Carter would go on to win the nomination and the election.

His successful campaign became the stuff of political legend. Generations of political candidates and organizers have since adopted the early start, hoping that a better-than-expected showing in Iowa or New Hampshire will similarly propel them to the White House.

Other states crave the spotlight

As candidates tried to repeat Carter’s success, other states tried to steal some of Iowa’s political prominence by pushing their contests earlier and earlier in the nomination process, a trend called “frontloading.”

In 1976, when Jimmy Carter ran, just 10% of national convention delegates were selected by March 2. By 2008, 70% of delegates were selected by March 2.

When state primaries and caucuses were spread out in the calendar, candidates could compete in one state, then move their campaign operation to the next state, raise some money and spend time getting to know the activists, issues and voters before the next primary or caucus. A frontloaded system, in contrast, requires candidates to run a campaign in dozens of states at the same time.

To be competitive in so many states at the same time, campaigns rely on extensive paid and earned media exposure and a robust campaign staff, all of which require substantial name recognition and campaign cash before the Iowa caucus and New Hampshire primary.

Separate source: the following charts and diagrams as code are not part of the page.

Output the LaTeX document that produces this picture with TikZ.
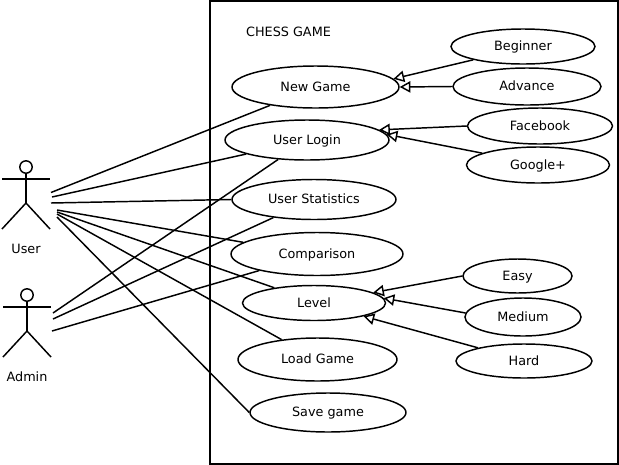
\documentclass[tikz,border=0pt]{standalone}
\usepackage{fontspec}
\setmainfont{DejaVu Sans}
\usetikzlibrary{arrows.meta,shapes.geometric}
\definecolor{ink}{HTML}{000000}
\tikzset{
  x=0.75pt, y=-0.75pt,
  usecase/.style={ellipse, draw=ink, line width=1.1pt, fill=white, inner sep=0pt, text height=8.4pt, text depth=2pt, font=\fontsize{9.6}{11}\selectfont},
  lbl/.style={font=\fontsize{9.6}{11}\selectfont, text=ink, inner sep=0pt},
  flow/.style={draw=ink, line width=1.1pt},
  extend/.style={-{Triangle[open, length=8pt, width=8.5pt, fill=white]}, draw=ink, line width=1.1pt},
  actorline/.style={draw=ink, line width=1.1pt}
}
\newcommand{\usecasenode}[6]{\node[usecase, minimum width=#3*0.75pt, minimum height=#4*0.75pt] (#5) at (#1,#2) {#6};}
\newcommand{\actorfig}[2]{%
  \draw[actorline] (#1,#2) circle (6.2);
  \draw[actorline] (#1,#2+6) -- (#1,#2+36);
  \draw[actorline] (#1-24,#2+12) -- (#1+24,#2+12);
  \draw[actorline] (#1-24,#2+62) -- (#1,#2+36) -- (#1+24,#2+62);
}
\begin{document}
\begin{tikzpicture}
\useasboundingbox (0,0) rectangle (619,465);
\node[draw=ink, line width=1.3pt, minimum width=408*0.75pt, minimum height=463*0.75pt, inner sep=0pt] (frame) at (414,232.5) {};
\node[lbl] (title) at (288.5,32) {CHESS GAME};
% actors
\actorfig{26}{167}
\actorfig{27}{295}
\node[lbl] (user) at (26,249) {User};
\node[lbl] (admin) at (27,377) {Admin};
\coordinate (userA) at (51,192.5);
\coordinate (userB) at (52,197);
\coordinate (userC) at (51,203);
\coordinate (userD) at (57,210);
\coordinate (userE) at (57,212);
\coordinate (userF) at (57,214);
\coordinate (userG) at (57,217);
\coordinate (adminA) at (53,313);
\coordinate (adminB) at (53,319);
\coordinate (adminC) at (52,331);
% use cases
\usecasenode{315.5}{87}{167}{42}{newgame}{New Game}
\usecasenode{307}{140}{164}{40}{login}{User Login}
\usecasenode{314}{199.5}{164}{40}{stats}{User Statistics}
\usecasenode{317}{254}{172}{43}{comparison}{Comparison}
\usecasenode{314}{303}{143}{35}{level}{Level}
\usecasenode{317.5}{359.5}{159}{43}{loadgame}{Load Game}
\usecasenode{328}{412.5}{156}{39}{savegame}{Save game}
\usecasenode{523}{46.5}{144}{35}{beginner}{Beginner}
\usecasenode{527}{86.5}{148}{37}{advance}{Advance}
\usecasenode{540}{126}{145}{36}{facebook}{Facebook}
\usecasenode{538}{165}{143}{36}{google}{Google+}
\usecasenode{517.5}{276}{109}{34}{easy}{Easy}
\usecasenode{523}{317}{116}{38}{medium}{Medium}
\usecasenode{524}{361}{136}{34}{hard}{Hard}
% actor links
\draw[flow] (userA) -- (newgame.202);
\draw[flow] (userB) -- (login.193);
\draw[flow] (userC) -- (stats.west);
\draw[flow] (userD) -- (comparison.171);
\draw[flow] (userE) -- (level.159);
\draw[flow] (userF) -- (loadgame.151);
\draw[flow] (userG) -- (savegame.west);
\draw[flow] (adminA) -- (login.214);
\draw[flow] (adminB) -- (stats.204);
\draw[flow] (adminC) -- (comparison.196);
% extend links
\draw[extend] (beginner.195) -- (newgame.6);
\draw[extend] (advance.west) -- (newgame.east);
\draw[extend] (facebook.west) -- (login.8);
\draw[extend] (google.168) -- (login.4);
\draw[extend] (easy.west) -- (level.10);
\draw[extend] (medium.176) -- (level.4);
\draw[extend] (hard.164) -- (level.-15);
\end{tikzpicture}
\end{document}
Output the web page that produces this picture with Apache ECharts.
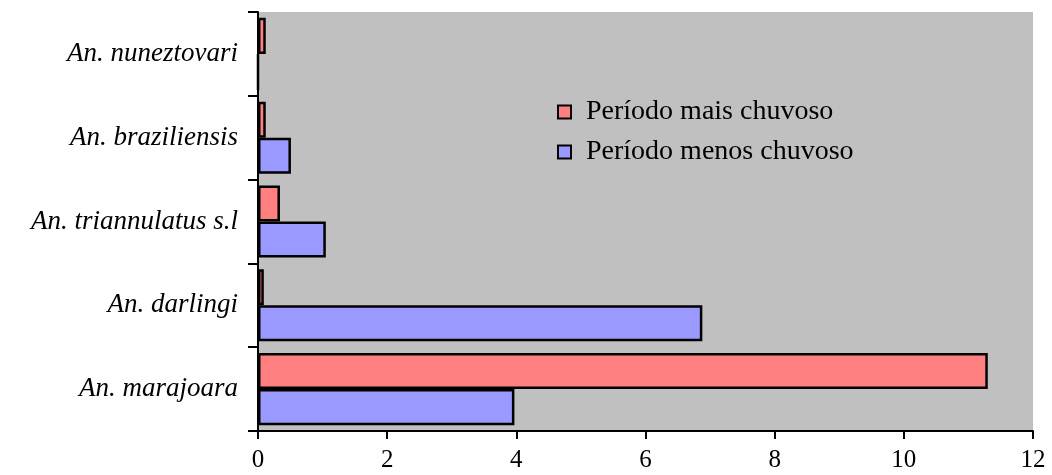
<!DOCTYPE html>
<html>
<head>
<meta charset="utf-8">
<script src="https://cdn.jsdelivr.net/npm/echarts@6/dist/echarts.min.js"></script>
<style>
  html, body { margin: 0; padding: 0; background: #fff; }
  #main { width: 1052px; height: 475px; }
</style>
</head>
<body>
<div id="main"></div>
<script>
// categories, bottom to top
let species = ['An. marajoara', 'An. darlingi', 'An. triannulatus s.l', 'An. braziliensis', 'An. nuneztovari'];
let maisChuvoso = [11.3, 0.09, 0.34, 0.12, 0.12];
let menosChuvoso = [3.97, 6.88, 1.05, 0.51, 0];
let seriesNames = ['Período mais chuvoso', 'Período menos chuvoso'];

let font = 'Liberation Serif';

let myChart = echarts.init(document.getElementById('main'));

let option = {
    animation: false,
    textStyle: { fontFamily: font },
    grid: {
        left: 258, right: 19, top: 12, bottom: 44,
        show: true,
        backgroundColor: '#c0c0c0',
        borderWidth: 0
    },
    legend: {
        data: seriesNames,
        orient: 'vertical',
        left: 552,
        top: 93,
        itemWidth: 13,
        itemHeight: 13,
        itemGap: 12,
        icon: 'rect',
        textStyle: { fontFamily: font, fontSize: 28, color: '#000', padding: [0, 0, 0, 10] }
    },
    xAxis: {
        type: 'value',
        min: 0, max: 12, interval: 2,
        splitLine: { show: false },
        axisLine: { show: true, lineStyle: { color: '#000', width: 2 } },
        axisTick: { show: true, length: 8, lineStyle: { color: '#000', width: 2 } },
        axisLabel: { fontFamily: font, fontSize: 25, color: '#000', margin: 17 }
    },
    yAxis: {
        type: 'category',
        data: species,
        axisLine: { lineStyle: { color: '#000', width: 2 } },
        axisTick: { show: true, length: 10, lineStyle: { color: '#000', width: 2 } },
        axisLabel: { fontFamily: font, fontSize: 27, fontStyle: 'italic', color: '#000', margin: 20 }
    },
    series: [
        {
            name: seriesNames[0],
            type: 'bar',
            data: maisChuvoso,
            barGap: '0%',
            barCategoryGap: '14%',
            itemStyle: { color: '#ff8080', borderColor: '#000', borderWidth: 2.5 }
        },
        {
            name: seriesNames[1],
            type: 'bar',
            data: menosChuvoso,
            barGap: '0%',
            barCategoryGap: '14%',
            itemStyle: { color: '#9999ff', borderColor: '#000', borderWidth: 2.5 }
        }
    ]
};

myChart.setOption(option);
</script>
</body>
</html>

Ironically, the parties have exacerbated these trends in 2016 and 2020, using the number of donors and public polls to determine who is eligible for early debates. For example, to earn a place on the stage of the first Democratic debate in June, candidates had to accumulate at least 65,000 donors or 1% support in national polls.

So that’s how we got to where we are today.

A century ago, Warren Harding announced his successful candidacy 321 days before the 1920 election.

This cycle, Maryland Congressman John Delaney announced his White House bid a record 1,194 days before election.